Instructions to follow
Only the lines from the one containing "Write the matplotlib code for this chart." through the one containing "x_lcl = -0.182" are wanted. Give them again exactly, both ends included.

Exercise inputs
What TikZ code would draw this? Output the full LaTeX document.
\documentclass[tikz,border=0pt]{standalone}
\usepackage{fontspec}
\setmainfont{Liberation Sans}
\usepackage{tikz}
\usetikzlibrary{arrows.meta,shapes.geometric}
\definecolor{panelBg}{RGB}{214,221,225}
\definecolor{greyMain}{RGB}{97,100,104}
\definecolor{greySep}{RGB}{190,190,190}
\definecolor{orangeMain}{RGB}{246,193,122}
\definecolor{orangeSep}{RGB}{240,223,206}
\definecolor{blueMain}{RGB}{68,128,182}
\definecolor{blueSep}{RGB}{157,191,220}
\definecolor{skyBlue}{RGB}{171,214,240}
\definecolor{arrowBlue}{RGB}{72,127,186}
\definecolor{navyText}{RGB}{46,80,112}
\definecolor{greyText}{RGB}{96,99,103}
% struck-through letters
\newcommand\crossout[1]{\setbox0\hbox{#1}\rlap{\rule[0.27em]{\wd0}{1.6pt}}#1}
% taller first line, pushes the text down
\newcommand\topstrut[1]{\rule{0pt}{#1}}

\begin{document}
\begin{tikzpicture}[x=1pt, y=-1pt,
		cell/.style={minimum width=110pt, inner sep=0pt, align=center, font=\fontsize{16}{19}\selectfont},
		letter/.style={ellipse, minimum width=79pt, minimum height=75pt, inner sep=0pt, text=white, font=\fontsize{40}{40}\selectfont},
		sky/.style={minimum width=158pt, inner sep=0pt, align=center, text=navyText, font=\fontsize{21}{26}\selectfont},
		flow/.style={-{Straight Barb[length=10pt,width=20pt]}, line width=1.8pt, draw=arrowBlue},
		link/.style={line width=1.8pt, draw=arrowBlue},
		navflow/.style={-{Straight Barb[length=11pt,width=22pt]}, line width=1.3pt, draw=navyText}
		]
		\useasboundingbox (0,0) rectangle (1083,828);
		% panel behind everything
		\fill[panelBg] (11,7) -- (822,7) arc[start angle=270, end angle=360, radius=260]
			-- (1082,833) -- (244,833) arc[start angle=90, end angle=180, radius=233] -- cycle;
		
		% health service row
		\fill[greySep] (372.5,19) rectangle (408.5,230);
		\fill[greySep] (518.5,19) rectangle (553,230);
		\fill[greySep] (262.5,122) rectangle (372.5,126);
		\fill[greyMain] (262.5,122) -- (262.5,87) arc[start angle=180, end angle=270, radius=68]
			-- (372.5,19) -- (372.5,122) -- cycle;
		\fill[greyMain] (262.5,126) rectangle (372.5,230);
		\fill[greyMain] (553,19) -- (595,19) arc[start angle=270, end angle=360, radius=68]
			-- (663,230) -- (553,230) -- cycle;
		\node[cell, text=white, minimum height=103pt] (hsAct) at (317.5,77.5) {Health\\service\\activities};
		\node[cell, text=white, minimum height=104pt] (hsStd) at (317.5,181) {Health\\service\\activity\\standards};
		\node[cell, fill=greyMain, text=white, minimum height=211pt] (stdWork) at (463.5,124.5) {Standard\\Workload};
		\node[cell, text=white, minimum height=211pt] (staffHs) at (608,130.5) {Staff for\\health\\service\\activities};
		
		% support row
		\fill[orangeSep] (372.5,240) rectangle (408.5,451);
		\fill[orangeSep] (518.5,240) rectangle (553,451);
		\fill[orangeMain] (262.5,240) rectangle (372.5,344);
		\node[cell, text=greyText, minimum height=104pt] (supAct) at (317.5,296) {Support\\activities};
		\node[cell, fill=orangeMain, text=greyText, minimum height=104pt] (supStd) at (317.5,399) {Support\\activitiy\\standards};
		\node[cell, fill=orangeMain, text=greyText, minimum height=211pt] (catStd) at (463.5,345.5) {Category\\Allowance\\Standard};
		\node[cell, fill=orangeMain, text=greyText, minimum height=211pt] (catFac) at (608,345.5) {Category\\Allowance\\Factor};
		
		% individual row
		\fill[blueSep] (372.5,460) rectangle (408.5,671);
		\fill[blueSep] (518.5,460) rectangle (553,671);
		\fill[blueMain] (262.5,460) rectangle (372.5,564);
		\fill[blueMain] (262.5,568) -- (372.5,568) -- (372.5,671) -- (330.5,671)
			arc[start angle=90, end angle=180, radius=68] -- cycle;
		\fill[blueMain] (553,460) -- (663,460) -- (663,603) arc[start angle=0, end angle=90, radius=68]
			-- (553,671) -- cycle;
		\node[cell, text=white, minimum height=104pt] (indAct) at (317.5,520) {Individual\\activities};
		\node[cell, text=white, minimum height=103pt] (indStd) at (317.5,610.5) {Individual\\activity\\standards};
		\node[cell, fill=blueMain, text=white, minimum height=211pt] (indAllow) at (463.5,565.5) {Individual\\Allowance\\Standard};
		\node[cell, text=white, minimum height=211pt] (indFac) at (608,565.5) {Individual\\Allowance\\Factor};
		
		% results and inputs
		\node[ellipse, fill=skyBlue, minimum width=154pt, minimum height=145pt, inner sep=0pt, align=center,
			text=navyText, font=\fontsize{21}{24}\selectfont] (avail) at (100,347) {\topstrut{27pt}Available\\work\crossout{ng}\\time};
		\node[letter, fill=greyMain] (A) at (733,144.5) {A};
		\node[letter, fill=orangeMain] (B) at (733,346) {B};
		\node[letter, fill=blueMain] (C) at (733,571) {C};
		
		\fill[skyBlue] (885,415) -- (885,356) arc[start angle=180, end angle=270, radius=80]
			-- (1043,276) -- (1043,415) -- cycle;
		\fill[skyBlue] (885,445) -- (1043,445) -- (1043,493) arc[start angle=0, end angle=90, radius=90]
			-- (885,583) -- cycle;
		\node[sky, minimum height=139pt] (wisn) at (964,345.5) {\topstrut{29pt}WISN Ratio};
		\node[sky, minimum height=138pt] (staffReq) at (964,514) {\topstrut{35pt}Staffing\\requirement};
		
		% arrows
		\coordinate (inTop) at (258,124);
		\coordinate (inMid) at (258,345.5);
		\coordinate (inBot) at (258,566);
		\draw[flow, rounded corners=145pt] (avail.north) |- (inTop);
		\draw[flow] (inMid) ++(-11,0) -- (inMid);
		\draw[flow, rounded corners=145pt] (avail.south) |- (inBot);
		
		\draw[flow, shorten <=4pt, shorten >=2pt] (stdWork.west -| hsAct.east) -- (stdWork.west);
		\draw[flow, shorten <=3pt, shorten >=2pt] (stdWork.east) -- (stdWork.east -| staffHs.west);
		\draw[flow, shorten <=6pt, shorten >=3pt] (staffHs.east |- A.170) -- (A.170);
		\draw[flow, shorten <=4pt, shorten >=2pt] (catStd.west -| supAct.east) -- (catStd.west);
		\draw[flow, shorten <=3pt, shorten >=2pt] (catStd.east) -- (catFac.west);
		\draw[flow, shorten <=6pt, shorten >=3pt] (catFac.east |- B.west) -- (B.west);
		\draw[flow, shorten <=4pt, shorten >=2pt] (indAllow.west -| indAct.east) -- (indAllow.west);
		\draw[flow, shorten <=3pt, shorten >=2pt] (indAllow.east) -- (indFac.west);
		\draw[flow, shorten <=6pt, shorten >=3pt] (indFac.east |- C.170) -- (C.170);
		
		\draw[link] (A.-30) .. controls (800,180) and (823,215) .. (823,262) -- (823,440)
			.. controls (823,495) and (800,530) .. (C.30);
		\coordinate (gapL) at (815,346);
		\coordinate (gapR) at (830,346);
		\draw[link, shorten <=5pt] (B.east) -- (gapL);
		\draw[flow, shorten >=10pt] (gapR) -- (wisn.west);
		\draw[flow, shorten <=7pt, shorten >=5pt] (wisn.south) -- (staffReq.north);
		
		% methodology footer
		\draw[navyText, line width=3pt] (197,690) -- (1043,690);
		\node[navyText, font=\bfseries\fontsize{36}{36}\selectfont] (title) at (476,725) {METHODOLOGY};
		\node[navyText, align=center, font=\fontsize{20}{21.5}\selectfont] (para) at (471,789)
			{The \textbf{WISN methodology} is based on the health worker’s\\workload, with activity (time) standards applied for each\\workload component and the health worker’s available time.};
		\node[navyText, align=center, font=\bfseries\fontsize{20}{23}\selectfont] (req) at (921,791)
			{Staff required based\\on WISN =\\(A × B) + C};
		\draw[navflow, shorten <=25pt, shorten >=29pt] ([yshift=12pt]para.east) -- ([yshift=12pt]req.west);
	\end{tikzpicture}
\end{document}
---
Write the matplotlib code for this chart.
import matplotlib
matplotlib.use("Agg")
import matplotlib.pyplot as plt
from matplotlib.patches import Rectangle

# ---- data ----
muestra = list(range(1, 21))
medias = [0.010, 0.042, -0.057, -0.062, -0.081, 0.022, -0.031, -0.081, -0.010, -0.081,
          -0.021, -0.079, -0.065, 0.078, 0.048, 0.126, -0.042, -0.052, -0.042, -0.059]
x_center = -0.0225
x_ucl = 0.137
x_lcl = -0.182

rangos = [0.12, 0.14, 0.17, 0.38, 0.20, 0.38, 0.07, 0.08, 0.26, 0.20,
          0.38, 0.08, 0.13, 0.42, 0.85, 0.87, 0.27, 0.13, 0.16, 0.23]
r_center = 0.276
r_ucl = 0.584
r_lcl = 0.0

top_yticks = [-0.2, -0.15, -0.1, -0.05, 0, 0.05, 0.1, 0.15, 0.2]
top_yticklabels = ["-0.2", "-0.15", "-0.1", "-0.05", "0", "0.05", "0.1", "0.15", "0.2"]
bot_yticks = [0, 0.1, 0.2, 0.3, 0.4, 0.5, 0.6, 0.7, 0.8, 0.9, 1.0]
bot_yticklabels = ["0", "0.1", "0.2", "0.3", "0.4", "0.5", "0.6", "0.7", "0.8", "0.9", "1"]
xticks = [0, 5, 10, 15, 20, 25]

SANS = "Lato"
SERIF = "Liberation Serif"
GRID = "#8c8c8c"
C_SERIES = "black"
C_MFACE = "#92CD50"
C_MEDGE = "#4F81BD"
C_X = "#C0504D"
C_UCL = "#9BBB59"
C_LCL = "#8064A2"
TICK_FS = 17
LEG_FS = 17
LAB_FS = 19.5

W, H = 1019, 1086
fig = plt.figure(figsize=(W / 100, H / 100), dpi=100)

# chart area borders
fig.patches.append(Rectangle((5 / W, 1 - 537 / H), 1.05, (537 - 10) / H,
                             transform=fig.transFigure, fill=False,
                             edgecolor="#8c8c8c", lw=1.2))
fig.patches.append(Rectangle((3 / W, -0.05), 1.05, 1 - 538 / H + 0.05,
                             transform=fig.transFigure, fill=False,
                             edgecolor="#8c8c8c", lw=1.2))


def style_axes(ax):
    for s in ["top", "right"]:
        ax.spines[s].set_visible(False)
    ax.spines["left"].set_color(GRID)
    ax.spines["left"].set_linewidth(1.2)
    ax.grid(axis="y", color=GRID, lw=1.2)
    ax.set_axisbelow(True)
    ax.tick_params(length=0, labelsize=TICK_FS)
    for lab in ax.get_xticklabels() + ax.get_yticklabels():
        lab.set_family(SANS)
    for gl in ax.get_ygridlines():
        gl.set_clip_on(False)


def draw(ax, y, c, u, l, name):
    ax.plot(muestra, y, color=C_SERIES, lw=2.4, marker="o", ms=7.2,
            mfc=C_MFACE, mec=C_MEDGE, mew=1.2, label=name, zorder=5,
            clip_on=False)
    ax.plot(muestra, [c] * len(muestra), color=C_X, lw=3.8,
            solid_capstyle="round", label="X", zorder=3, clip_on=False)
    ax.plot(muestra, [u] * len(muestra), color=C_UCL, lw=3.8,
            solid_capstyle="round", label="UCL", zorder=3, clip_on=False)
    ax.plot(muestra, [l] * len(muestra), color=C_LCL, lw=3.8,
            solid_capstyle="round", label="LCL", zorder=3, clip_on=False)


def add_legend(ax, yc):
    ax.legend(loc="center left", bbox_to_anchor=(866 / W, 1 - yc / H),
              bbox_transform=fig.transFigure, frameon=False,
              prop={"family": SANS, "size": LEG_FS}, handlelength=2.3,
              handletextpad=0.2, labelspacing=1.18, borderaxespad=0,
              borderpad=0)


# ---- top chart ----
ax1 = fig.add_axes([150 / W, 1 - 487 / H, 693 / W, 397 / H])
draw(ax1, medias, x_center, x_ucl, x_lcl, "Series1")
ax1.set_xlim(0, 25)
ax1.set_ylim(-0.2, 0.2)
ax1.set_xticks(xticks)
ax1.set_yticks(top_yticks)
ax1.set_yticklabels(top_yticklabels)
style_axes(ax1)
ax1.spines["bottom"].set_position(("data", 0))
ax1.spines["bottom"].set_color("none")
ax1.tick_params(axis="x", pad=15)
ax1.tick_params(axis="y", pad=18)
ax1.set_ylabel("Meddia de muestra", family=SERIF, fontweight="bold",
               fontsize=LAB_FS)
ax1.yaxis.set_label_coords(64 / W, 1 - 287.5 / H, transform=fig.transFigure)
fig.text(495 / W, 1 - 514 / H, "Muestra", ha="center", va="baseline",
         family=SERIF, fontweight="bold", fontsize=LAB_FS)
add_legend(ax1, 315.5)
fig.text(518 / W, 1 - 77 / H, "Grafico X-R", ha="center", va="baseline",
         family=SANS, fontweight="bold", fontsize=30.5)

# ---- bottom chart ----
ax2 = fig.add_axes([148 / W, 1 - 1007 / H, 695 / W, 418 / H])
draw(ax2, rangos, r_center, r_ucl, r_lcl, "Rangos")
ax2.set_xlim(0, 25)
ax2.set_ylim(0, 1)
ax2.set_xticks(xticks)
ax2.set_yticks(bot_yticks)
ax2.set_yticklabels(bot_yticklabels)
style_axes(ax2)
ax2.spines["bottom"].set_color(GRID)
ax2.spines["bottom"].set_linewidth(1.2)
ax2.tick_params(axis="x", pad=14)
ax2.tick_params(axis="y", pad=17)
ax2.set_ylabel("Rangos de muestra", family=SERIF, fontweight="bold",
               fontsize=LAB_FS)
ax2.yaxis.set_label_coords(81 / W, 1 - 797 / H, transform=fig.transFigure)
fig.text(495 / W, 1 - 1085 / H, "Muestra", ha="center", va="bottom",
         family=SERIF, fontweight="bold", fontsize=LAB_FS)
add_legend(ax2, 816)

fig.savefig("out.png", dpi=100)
==
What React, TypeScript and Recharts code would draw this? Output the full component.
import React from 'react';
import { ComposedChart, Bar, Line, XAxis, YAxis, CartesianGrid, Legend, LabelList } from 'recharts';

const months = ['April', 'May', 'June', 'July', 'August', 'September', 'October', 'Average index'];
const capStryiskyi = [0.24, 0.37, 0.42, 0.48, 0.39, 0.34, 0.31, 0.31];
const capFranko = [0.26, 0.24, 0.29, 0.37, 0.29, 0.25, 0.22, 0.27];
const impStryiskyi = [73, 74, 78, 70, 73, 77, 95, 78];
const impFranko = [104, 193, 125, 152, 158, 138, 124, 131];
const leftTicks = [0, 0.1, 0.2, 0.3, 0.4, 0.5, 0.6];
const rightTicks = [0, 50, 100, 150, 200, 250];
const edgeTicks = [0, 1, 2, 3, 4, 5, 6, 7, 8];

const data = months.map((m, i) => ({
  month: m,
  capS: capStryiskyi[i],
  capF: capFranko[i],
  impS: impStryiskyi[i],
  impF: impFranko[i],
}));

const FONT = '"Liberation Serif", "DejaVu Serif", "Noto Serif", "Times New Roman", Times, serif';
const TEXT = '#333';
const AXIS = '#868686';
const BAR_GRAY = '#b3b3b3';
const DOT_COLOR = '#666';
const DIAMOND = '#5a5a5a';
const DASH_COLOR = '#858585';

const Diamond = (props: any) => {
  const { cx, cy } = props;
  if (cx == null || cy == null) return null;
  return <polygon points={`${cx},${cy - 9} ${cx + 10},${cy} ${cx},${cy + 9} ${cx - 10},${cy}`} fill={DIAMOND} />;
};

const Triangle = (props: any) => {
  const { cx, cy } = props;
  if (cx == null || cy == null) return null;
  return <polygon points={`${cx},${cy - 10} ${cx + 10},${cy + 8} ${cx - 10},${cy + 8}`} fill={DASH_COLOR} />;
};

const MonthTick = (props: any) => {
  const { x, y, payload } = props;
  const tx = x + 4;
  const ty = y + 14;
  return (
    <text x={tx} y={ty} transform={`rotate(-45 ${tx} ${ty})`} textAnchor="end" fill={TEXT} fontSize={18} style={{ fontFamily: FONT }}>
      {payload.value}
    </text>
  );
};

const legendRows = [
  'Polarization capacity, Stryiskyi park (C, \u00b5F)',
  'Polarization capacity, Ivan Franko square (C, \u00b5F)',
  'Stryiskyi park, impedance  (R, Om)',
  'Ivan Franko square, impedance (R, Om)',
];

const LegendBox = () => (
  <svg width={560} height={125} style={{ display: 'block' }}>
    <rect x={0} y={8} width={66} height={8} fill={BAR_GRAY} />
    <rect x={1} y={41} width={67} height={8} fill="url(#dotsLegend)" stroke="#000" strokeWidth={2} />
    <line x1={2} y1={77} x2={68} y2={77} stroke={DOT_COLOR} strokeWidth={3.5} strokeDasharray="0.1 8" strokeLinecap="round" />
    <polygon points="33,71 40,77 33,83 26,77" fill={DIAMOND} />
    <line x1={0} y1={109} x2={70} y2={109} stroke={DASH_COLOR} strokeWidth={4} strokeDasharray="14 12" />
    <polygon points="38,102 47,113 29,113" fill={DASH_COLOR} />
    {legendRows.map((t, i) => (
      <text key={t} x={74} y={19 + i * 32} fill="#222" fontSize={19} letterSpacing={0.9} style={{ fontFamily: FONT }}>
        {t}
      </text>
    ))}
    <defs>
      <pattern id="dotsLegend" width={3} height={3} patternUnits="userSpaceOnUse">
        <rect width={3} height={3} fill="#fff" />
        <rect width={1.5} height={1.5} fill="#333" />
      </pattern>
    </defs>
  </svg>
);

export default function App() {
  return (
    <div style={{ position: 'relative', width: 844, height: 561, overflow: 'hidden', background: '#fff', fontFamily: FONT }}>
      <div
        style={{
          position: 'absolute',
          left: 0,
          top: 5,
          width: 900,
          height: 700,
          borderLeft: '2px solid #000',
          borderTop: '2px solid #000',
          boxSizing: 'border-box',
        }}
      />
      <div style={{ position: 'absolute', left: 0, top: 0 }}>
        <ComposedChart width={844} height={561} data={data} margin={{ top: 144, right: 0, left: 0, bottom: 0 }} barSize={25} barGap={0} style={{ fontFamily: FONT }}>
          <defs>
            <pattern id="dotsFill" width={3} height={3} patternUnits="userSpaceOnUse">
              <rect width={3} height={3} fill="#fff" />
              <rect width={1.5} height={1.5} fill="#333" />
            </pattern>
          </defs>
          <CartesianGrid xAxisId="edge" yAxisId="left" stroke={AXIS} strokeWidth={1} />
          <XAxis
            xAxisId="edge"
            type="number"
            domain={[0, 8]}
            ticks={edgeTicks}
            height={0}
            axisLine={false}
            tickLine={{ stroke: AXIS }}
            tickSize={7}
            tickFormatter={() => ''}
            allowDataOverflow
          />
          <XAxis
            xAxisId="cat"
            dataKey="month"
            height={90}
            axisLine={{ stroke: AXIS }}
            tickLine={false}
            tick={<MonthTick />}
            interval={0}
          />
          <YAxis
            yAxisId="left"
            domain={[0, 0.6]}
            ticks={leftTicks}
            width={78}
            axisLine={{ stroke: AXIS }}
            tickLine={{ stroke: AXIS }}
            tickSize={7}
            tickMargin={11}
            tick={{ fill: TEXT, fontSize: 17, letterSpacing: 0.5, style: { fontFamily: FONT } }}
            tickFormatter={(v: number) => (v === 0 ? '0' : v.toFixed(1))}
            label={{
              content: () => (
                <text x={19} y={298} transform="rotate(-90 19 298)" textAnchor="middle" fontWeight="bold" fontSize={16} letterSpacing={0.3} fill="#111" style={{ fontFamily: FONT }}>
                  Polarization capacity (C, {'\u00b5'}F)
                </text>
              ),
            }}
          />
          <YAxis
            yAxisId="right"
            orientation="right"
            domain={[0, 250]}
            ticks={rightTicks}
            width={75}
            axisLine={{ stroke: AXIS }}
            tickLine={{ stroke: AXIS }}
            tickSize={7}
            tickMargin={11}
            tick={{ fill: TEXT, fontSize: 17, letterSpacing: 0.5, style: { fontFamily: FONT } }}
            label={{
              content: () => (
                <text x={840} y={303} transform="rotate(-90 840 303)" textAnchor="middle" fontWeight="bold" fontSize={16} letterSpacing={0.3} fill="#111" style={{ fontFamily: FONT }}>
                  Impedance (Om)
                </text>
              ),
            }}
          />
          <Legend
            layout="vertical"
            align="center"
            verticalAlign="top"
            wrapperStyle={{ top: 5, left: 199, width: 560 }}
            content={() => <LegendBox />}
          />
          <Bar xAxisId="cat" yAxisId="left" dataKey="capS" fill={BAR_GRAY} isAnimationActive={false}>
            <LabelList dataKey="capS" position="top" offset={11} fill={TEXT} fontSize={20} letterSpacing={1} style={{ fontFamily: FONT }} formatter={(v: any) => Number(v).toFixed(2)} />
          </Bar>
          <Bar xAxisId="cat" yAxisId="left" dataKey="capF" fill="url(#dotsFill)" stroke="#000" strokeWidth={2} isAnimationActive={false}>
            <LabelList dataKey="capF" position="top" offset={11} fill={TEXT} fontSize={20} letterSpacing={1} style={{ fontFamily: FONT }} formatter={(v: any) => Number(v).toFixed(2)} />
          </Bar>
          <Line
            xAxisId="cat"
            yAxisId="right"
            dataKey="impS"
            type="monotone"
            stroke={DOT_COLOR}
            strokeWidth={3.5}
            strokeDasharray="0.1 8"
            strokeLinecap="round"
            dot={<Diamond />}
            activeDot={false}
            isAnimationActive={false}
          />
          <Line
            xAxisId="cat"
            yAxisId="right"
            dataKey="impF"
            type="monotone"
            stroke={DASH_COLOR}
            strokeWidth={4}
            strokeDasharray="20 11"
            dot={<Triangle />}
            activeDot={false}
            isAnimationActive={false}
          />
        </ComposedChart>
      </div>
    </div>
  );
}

Expected output
Write the matplotlib code for this chart.
import matplotlib
matplotlib.use("Agg")
import matplotlib.pyplot as plt
from matplotlib.patches import Rectangle

# ---- data ----
muestra = list(range(1, 21))
medias = [0.010, 0.042, -0.057, -0.062, -0.081, 0.022, -0.031, -0.081, -0.010, -0.081,
          -0.021, -0.079, -0.065, 0.078, 0.048, 0.126, -0.042, -0.052, -0.042, -0.059]
x_center = -0.0225
x_ucl = 0.137
x_lcl = -0.182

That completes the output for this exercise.